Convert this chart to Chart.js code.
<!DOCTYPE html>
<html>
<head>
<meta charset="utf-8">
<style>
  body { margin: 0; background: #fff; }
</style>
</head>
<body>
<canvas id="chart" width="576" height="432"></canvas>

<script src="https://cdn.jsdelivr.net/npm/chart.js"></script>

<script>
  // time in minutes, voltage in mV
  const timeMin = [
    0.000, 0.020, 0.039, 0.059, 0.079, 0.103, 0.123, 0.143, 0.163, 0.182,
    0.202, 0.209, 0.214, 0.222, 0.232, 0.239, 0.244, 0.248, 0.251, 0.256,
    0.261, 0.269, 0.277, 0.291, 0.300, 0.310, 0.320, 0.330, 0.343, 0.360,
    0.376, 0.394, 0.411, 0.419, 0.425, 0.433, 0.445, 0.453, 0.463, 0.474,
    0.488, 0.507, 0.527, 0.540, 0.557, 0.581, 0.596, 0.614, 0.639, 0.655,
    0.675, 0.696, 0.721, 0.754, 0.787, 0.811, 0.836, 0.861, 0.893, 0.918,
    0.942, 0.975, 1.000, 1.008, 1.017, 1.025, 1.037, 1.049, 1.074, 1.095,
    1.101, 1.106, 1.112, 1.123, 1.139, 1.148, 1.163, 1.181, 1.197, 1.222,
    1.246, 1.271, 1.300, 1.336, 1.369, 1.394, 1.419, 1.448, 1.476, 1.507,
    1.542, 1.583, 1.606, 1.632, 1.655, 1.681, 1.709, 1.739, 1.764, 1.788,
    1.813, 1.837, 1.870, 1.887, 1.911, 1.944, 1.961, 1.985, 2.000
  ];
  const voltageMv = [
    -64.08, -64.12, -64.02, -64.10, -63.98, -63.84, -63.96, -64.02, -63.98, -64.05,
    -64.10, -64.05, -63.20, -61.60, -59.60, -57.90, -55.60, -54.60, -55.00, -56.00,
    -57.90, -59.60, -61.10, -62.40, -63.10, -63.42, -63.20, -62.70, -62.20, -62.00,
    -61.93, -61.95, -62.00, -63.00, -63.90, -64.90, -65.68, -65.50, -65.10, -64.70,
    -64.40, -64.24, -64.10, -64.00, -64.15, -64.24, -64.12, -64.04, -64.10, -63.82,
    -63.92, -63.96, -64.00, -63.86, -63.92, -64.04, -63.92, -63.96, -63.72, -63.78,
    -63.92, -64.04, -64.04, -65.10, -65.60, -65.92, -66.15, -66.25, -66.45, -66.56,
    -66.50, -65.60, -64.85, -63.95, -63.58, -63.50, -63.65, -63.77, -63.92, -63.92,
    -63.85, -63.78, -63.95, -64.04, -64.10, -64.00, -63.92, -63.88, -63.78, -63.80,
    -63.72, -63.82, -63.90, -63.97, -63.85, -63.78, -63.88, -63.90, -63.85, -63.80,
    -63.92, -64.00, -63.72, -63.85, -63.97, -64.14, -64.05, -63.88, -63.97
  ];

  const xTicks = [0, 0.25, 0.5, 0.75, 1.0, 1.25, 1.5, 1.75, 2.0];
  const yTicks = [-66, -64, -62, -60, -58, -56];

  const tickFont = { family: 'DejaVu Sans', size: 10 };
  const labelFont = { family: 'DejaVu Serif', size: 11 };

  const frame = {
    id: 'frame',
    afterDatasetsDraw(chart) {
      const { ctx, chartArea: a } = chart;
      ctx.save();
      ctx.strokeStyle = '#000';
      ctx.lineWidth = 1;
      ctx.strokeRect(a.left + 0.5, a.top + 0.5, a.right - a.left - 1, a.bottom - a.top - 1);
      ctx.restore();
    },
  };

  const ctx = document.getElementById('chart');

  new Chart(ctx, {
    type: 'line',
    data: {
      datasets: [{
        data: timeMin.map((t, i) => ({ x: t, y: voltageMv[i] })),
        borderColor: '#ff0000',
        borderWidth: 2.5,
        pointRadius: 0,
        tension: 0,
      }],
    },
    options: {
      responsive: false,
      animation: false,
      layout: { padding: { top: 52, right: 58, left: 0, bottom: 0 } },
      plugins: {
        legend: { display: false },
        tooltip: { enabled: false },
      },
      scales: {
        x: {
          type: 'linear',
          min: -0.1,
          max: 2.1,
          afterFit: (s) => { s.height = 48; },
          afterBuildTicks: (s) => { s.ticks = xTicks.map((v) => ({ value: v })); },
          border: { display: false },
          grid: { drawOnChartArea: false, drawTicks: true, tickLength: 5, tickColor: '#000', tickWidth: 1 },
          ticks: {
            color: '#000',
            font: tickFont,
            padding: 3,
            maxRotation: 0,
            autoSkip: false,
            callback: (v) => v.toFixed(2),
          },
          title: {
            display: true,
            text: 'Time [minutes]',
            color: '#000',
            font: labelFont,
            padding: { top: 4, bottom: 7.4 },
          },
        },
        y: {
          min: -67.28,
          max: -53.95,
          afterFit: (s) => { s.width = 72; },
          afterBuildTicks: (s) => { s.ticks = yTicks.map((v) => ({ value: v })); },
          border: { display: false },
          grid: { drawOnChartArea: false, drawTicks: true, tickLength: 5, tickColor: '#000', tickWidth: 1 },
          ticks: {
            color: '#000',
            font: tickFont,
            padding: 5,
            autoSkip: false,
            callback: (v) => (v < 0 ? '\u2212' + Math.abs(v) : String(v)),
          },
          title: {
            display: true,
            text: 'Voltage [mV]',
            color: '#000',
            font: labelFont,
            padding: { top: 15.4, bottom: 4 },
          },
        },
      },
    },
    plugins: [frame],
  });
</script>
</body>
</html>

# # #

Written task —
Repeat the lines above exactly.

Result —
Convert this chart to Chart.js code.
<!DOCTYPE html>
<html>
<head>
<meta charset="utf-8">
<style>
  body { margin: 0; background: #fff; }
</style>
</head>
<body>
<canvas id="chart" width="576" height="432"></canvas>

<script src="https://cdn.jsdelivr.net/npm/chart.js"></script>

<script>
  // time in minutes, voltage in mV
  const timeMin = [
    0.000, 0.020, 0.039, 0.059, 0.079, 0.103, 0.123, 0.143, 0.163, 0.182,
    0.202, 0.209, 0.214, 0.222, 0.232, 0.239, 0.244, 0.248, 0.251, 0.256,
    0.261, 0.269, 0.277, 0.291, 0.300, 0.310, 0.320, 0.330, 0.343, 0.360,
    0.376, 0.394, 0.411, 0.419, 0.425, 0.433, 0.445, 0.453, 0.463, 0.474,
    0.488, 0.507, 0.527, 0.540, 0.557, 0.581, 0.596, 0.614, 0.639, 0.655,
    0.675, 0.696, 0.721, 0.754, 0.787, 0.811, 0.836, 0.861, 0.893, 0.918,
    0.942, 0.975, 1.000, 1.008, 1.017, 1.025, 1.037, 1.049, 1.074, 1.095,
    1.101, 1.106, 1.112, 1.123, 1.139, 1.148, 1.163, 1.181, 1.197, 1.222,
    1.246, 1.271, 1.300, 1.336, 1.369, 1.394, 1.419, 1.448, 1.476, 1.507,
    1.542, 1.583, 1.606, 1.632, 1.655, 1.681, 1.709, 1.739, 1.764, 1.788,
    1.813, 1.837, 1.870, 1.887, 1.911, 1.944, 1.961, 1.985, 2.000
  ];
  const voltageMv = [
    -64.08, -64.12, -64.02, -64.10, -63.98, -63.84, -63.96, -64.02, -63.98, -64.05,
    -64.10, -64.05, -63.20, -61.60, -59.60, -57.90, -55.60, -54.60, -55.00, -56.00,
    -57.90, -59.60, -61.10, -62.40, -63.10, -63.42, -63.20, -62.70, -62.20, -62.00,
    -61.93, -61.95, -62.00, -63.00, -63.90, -64.90, -65.68, -65.50, -65.10, -64.70,
    -64.40, -64.24, -64.10, -64.00, -64.15, -64.24, -64.12, -64.04, -64.10, -63.82,
    -63.92, -63.96, -64.00, -63.86, -63.92, -64.04, -63.92, -63.96, -63.72, -63.78,
    -63.92, -64.04, -64.04, -65.10, -65.60, -65.92, -66.15, -66.25, -66.45, -66.56,
    -66.50, -65.60, -64.85, -63.95, -63.58, -63.50, -63.65, -63.77, -63.92, -63.92,
    -63.85, -63.78, -63.95, -64.04, -64.10, -64.00, -63.92, -63.88, -63.78, -63.80,
    -63.72, -63.82, -63.90, -63.97, -63.85, -63.78, -63.88, -63.90, -63.85, -63.80,
    -63.92, -64.00, -63.72, -63.85, -63.97, -64.14, -64.05, -63.88, -63.97
  ];

  const xTicks = [0, 0.25, 0.5, 0.75, 1.0, 1.25, 1.5, 1.75, 2.0];
  const yTicks = [-66, -64, -62, -60, -58, -56];

  const tickFont = { family: 'DejaVu Sans', size: 10 };
  const labelFont = { family: 'DejaVu Serif', size: 11 };

  const frame = {
    id: 'frame',
    afterDatasetsDraw(chart) {
      const { ctx, chartArea: a } = chart;
      ctx.save();
      ctx.strokeStyle = '#000';
      ctx.lineWidth = 1;
      ctx.strokeRect(a.left + 0.5, a.top + 0.5, a.right - a.left - 1, a.bottom - a.top - 1);
      ctx.restore();
    },
  };

  const ctx = document.getElementById('chart');

  new Chart(ctx, {
    type: 'line',
    data: {
      datasets: [{
        data: timeMin.map((t, i) => ({ x: t, y: voltageMv[i] })),
        borderColor: '#ff0000',
        borderWidth: 2.5,
        pointRadius: 0,
        tension: 0,
      }],
    },
    options: {
      responsive: false,
      animation: false,
      layout: { padding: { top: 52, right: 58, left: 0, bottom: 0 } },
      plugins: {
        legend: { display: false },
        tooltip: { enabled: false },
      },
      scales: {
        x: {
          type: 'linear',
          min: -0.1,
          max: 2.1,
          afterFit: (s) => { s.height = 48; },
          afterBuildTicks: (s) => { s.ticks = xTicks.map((v) => ({ value: v })); },
          border: { display: false },
          grid: { drawOnChartArea: false, drawTicks: true, tickLength: 5, tickColor: '#000', tickWidth: 1 },
          ticks: {
            color: '#000',
            font: tickFont,
            padding: 3,
            maxRotation: 0,
            autoSkip: false,
            callback: (v) => v.toFixed(2),
          },
          title: {
            display: true,
            text: 'Time [minutes]',
            color: '#000',
            font: labelFont,
            padding: { top: 4, bottom: 7.4 },
          },
        },
        y: {
          min: -67.28,
          max: -53.95,
          afterFit: (s) => { s.width = 72; },
          afterBuildTicks: (s) => { s.ticks = yTicks.map((v) => ({ value: v })); },
          border: { display: false },
          grid: { drawOnChartArea: false, drawTicks: true, tickLength: 5, tickColor: '#000', tickWidth: 1 },
          ticks: {
            color: '#000',
            font: tickFont,
            padding: 5,
            autoSkip: false,
            callback: (v) => (v < 0 ? '\u2212' + Math.abs(v) : String(v)),
          },
          title: {
            display: true,
            text: 'Voltage [mV]',
            color: '#000',
            font: labelFont,
            padding: { top: 15.4, bottom: 4 },
          },
        },
      },
    },
    plugins: [frame],
  });
</script>
</body>
</html>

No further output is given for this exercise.